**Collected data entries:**
::::::::

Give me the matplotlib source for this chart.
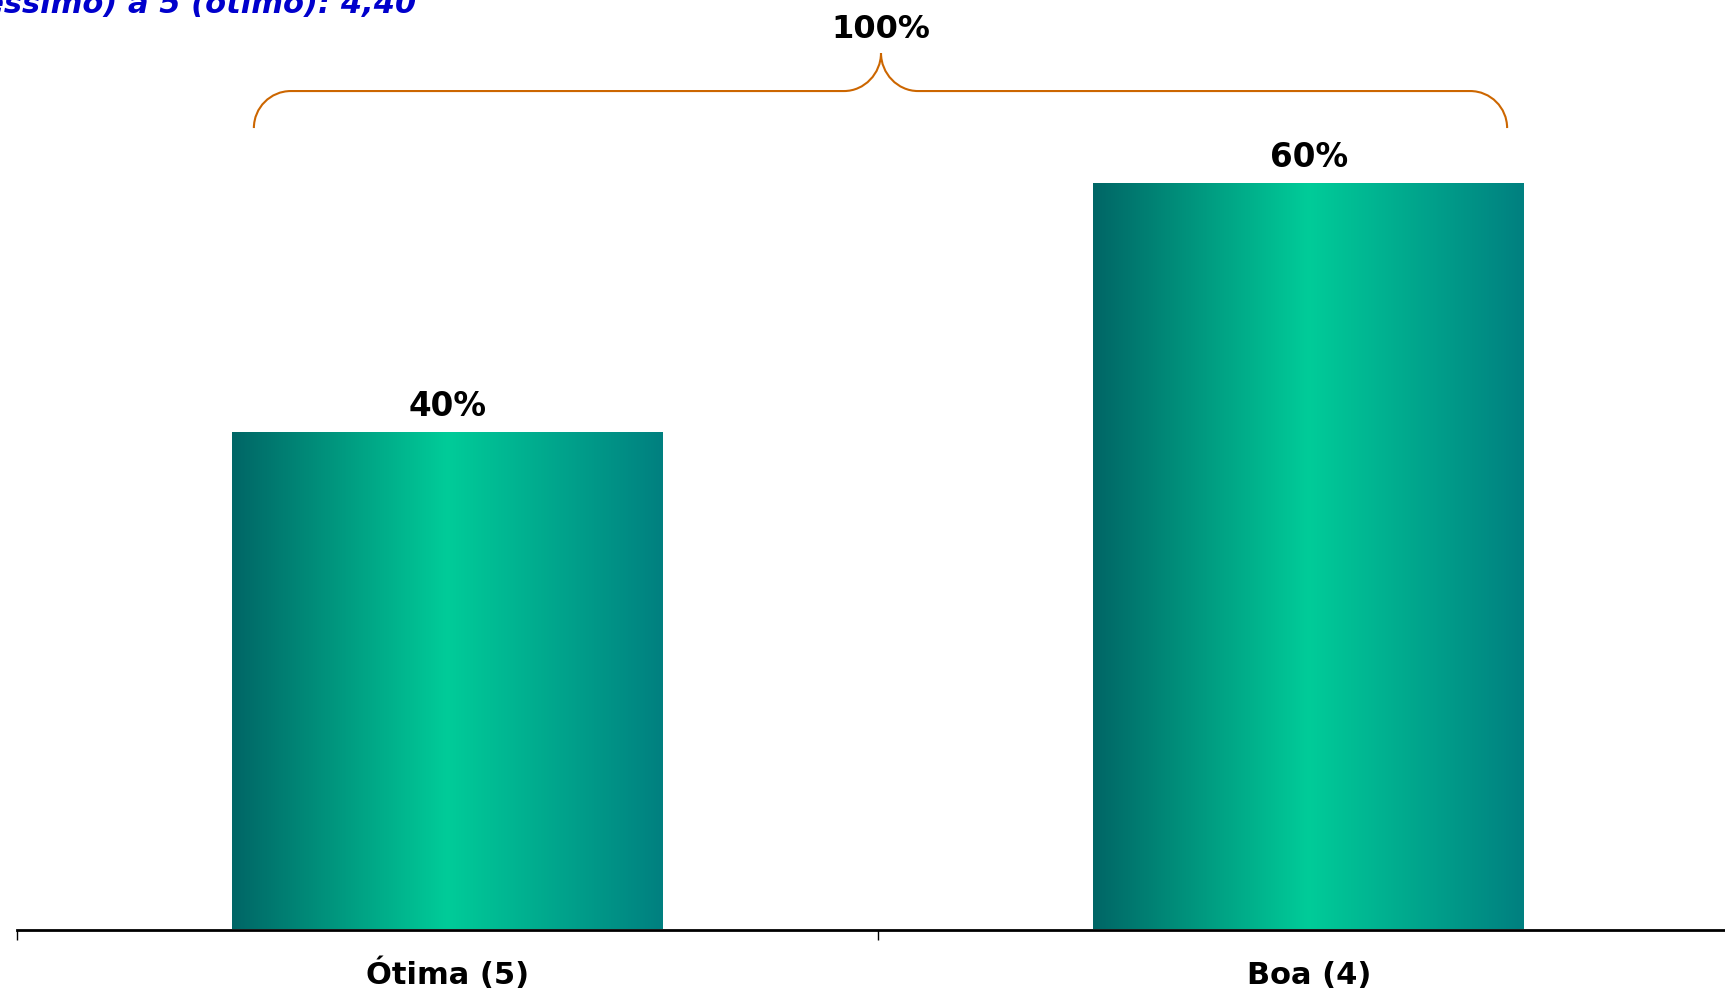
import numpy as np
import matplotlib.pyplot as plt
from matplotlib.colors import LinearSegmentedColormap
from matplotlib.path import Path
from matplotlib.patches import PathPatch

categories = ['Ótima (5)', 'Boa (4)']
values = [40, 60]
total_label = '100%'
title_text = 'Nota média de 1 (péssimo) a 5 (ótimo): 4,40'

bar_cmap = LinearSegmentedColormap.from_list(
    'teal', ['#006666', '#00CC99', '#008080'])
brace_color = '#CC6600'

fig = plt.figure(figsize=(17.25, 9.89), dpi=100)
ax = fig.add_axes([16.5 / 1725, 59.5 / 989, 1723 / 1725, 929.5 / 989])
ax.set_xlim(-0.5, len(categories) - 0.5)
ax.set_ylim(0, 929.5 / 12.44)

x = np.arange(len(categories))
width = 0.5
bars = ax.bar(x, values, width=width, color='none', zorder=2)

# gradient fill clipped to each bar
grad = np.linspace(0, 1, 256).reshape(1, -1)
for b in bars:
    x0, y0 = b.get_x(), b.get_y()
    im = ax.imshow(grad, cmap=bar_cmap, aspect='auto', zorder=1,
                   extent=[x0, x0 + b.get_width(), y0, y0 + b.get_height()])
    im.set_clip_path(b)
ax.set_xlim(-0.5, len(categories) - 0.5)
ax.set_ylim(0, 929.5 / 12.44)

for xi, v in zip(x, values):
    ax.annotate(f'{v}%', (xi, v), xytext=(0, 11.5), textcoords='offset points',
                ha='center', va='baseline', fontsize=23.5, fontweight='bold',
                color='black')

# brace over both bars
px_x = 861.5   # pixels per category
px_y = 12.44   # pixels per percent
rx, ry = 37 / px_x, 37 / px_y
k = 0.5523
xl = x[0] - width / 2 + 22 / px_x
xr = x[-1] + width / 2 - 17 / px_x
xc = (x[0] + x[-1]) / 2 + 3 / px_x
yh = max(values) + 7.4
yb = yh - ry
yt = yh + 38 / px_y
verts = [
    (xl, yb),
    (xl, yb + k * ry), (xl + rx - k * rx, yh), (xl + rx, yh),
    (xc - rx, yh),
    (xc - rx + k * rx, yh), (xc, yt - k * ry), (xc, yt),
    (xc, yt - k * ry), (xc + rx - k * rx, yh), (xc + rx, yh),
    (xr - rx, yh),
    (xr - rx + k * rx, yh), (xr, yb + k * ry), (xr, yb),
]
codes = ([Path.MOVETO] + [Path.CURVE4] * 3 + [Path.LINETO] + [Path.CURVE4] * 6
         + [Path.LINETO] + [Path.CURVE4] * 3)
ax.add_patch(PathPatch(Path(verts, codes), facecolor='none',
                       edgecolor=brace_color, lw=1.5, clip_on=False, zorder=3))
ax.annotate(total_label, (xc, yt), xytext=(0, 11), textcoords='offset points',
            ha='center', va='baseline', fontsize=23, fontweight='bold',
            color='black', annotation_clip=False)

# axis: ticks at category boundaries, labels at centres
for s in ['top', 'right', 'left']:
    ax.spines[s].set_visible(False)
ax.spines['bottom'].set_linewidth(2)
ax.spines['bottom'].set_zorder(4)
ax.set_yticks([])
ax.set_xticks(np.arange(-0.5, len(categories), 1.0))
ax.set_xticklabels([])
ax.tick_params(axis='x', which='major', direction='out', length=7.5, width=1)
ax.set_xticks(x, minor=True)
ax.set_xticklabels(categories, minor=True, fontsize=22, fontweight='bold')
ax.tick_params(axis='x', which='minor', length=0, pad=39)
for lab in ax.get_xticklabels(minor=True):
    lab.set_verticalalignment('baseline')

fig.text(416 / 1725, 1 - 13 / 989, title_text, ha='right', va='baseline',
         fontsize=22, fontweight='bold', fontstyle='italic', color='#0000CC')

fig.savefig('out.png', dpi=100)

::::::::

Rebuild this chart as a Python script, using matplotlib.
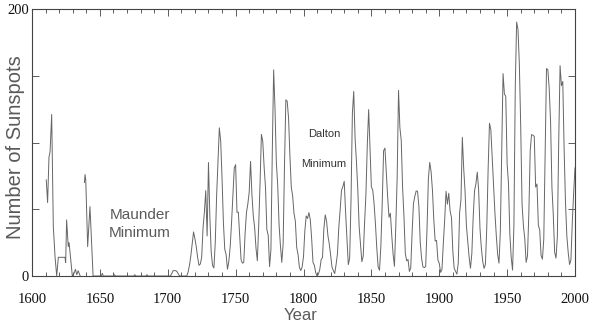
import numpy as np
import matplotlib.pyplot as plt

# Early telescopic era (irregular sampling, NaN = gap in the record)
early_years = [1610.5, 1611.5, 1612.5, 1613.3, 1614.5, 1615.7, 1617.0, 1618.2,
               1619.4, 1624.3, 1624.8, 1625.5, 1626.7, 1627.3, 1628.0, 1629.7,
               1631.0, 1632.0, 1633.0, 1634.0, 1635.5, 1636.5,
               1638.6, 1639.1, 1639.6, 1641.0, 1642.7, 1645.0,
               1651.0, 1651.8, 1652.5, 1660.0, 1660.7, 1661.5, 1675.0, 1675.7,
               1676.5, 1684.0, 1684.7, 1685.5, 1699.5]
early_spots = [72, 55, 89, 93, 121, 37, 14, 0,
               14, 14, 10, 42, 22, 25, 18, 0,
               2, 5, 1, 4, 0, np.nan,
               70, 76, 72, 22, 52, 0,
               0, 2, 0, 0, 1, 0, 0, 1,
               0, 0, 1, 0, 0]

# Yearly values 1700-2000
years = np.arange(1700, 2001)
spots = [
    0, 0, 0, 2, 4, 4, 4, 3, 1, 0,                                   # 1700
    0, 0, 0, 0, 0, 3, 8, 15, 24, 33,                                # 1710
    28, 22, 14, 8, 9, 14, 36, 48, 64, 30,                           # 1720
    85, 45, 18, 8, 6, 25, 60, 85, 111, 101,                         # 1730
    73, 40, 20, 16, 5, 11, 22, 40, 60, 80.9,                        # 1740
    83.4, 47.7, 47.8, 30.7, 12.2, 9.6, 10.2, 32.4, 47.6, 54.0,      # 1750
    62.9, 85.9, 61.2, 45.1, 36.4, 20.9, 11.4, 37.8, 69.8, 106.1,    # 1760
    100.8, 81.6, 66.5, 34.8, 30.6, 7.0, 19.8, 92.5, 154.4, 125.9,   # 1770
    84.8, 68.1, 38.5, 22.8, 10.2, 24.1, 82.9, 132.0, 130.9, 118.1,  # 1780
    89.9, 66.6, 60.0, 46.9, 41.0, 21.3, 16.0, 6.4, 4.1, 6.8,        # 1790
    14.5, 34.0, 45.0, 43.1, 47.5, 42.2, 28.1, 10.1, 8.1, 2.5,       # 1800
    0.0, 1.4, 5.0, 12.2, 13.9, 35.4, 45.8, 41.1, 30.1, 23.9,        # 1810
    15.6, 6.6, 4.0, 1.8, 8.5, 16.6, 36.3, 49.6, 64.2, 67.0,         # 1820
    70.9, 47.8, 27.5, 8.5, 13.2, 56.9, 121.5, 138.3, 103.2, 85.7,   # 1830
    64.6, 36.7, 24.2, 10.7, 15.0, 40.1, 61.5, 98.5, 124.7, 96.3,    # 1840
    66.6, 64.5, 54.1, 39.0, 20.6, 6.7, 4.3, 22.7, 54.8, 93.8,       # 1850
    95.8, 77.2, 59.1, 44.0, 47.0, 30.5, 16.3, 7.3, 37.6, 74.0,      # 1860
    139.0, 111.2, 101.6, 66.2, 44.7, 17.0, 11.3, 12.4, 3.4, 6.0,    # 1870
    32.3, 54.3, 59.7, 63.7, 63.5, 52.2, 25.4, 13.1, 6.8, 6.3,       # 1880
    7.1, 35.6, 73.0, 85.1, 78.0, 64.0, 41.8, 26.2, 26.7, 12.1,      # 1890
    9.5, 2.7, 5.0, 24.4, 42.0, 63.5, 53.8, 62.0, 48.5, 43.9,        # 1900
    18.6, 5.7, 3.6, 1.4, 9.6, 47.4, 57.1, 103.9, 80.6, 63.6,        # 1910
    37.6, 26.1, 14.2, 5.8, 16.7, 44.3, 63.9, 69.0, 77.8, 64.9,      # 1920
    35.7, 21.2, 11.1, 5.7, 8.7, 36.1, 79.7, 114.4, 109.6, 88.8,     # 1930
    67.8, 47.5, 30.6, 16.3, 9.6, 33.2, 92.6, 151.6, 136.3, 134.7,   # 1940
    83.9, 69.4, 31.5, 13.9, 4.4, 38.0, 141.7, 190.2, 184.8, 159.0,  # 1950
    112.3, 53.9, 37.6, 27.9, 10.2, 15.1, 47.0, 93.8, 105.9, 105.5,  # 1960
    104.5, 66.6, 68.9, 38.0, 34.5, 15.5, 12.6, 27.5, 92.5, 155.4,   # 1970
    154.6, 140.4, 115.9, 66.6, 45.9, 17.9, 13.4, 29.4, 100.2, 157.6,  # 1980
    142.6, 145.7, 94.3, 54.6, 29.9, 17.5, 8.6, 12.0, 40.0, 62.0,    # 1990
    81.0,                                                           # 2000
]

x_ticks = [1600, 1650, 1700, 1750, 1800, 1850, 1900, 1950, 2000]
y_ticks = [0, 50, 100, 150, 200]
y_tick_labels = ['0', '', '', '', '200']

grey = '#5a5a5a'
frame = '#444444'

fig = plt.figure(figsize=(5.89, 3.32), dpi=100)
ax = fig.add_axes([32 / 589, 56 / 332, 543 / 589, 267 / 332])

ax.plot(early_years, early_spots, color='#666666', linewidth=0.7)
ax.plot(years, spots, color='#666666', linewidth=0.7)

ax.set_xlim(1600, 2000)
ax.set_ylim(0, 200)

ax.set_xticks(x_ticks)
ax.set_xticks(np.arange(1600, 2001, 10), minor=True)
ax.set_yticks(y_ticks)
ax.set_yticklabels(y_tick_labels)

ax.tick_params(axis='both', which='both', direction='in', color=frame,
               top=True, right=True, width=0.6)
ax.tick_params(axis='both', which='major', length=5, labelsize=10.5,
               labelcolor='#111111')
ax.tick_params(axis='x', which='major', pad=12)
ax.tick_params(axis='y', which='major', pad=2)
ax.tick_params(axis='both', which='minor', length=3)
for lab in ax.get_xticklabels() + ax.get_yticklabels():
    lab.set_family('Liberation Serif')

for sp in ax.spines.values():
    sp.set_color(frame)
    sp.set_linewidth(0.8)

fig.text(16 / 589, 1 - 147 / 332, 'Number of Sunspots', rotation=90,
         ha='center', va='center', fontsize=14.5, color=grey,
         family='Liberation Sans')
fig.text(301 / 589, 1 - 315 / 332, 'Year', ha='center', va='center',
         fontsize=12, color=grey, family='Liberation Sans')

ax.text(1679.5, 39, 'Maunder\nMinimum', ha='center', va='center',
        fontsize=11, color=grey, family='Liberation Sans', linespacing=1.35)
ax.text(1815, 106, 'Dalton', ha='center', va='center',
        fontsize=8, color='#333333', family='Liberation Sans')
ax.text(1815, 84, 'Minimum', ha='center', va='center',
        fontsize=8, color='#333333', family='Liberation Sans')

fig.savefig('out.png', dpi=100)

::::::::

**WORK INSTRUCTIONS:** Find the word "matplotlib" in the entries, and copy every line it shows up in.

**CORRECT OUTPUT:**
Give me the matplotlib source for this chart.
import matplotlib.pyplot as plt
from matplotlib.colors import LinearSegmentedColormap
from matplotlib.path import Path
from matplotlib.patches import PathPatch
Rebuild this chart as a Python script, using matplotlib.
import matplotlib.pyplot as plt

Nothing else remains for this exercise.